The Asian Institute of Management (AIM) has set the stage for the shifting of climate financing norm from post-disaster funding to pre-crisis response.
At its Asian Conference on Climate Change and Disaster Resilience (ACCCDR) 2026 last 30 April, policymakers, finance ministers, private sector innovators and local government executives were gathered to spearhead the setting of anticipatory financing as a primary disaster response model.
Guest speaker Senator Loren Legarda started the ball rolling, revealing her plan to amend the budget law to allow the Department of Budget and Management (DBM) to disperse disaster funds based on a forecast instead of from a declaration of a state of calamity.
“We must simplify the trigger mechanisms for local aid. If PAGASA predicts a storm surge of a certain height or magnitude, the cash transfer should be automatic,” said Legarda, referring to the state weather agency.

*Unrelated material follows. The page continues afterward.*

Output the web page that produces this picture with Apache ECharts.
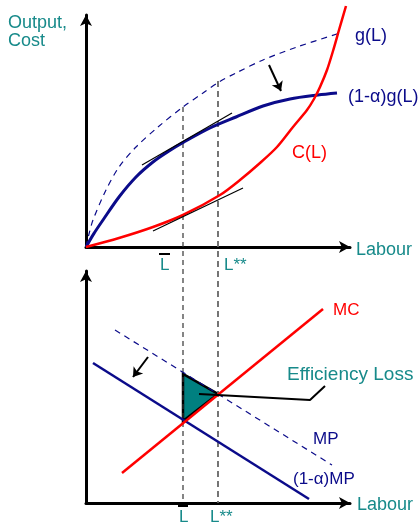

AIM president Jikyeong Kang said that billions in climate finance technically exist but, ironically, “when a disaster breaks, the local responders — the people standing in the mud — still lack the resources to act.”
Kang said AIM chose to strengthen anticipatory financing as it is aligned with its values that saving lives are worth the investment.
AIM professor and director of the institute’s executive master in Disaster Risk and Crisis Management program, Dr. Chad Briggs, said anticipatory finance treats the forecast or scenario itself as the actionable event and moves capital before the typhoon makes landfall, before the drought breaks the harvest.
Funding access
Department of Finance director John Adrian M. Narag shared in the event’s panel discussion on scaling anticipatory climate financing that a number of funds are readily available for the local government units. Among these are the annual local government support fund from the DBM and the People’s Survival Fund (PSF), a law authored by Legarda intended for adaptation projects for vulnerable communities.
Narag also said there are international funds committed by developed nations such as the Adaptation Fund and Loss and Damage Fund.
Radu Tatucu, senior financial sector specialist and financial sector lead at the World Bank, said the WB is working with the Department of Agriculture, Philippine Crop Insurance Corp., private insurance companies and Land Bank of the Philippines in setting up a co-insurance pool to scale up insurance coverage to non-subsistence farmers.
Tatucu said the intention of the project is to increase the number of local farmers being covered by insurance in one crop season from 5,000 to half a million.
Former Hagonoy mayor and president of the Alyansa ng mga Baybaying Bayan ng Bulacan at Pampanga, Angel Cruz Jr., shared during the panel discussion on anticipatory financing that the local governments of Calumpit and Hagonoy are undertaking a flood defense system for 1,500 hectares of waterlogged rice land, with the Witteveen + BOS, an international engineering and consultancy firm headquartered in the Netherlands, funding the preparatory study.
Cruz asked if there is funding for the feasibility study of the Calumpit-Hagonoy Basin Project and Narag said they can get a project development grant from PSF or from the Green Climate Fund’s (GCF) Readiness and Preparatory Support Program.
GCF is a funding mechanism designed to help developing countries enhance their institutional capacities, governance mechanisms, and planning frameworks to effectively access and utilize climate finance.
International funding can also be accessed from the World Bank, Asian Development Bank, Agence Française de Développement, Deutsche Gesellschaft für Internationale Zusammenarbeit, and United Nations Development Program.
Dr. Vinod Thomas, AIM distinguished fellow in development management, added that Cruz can tap funds from the Multilateral Cooperation Center for Development Finance based in Beijing, China.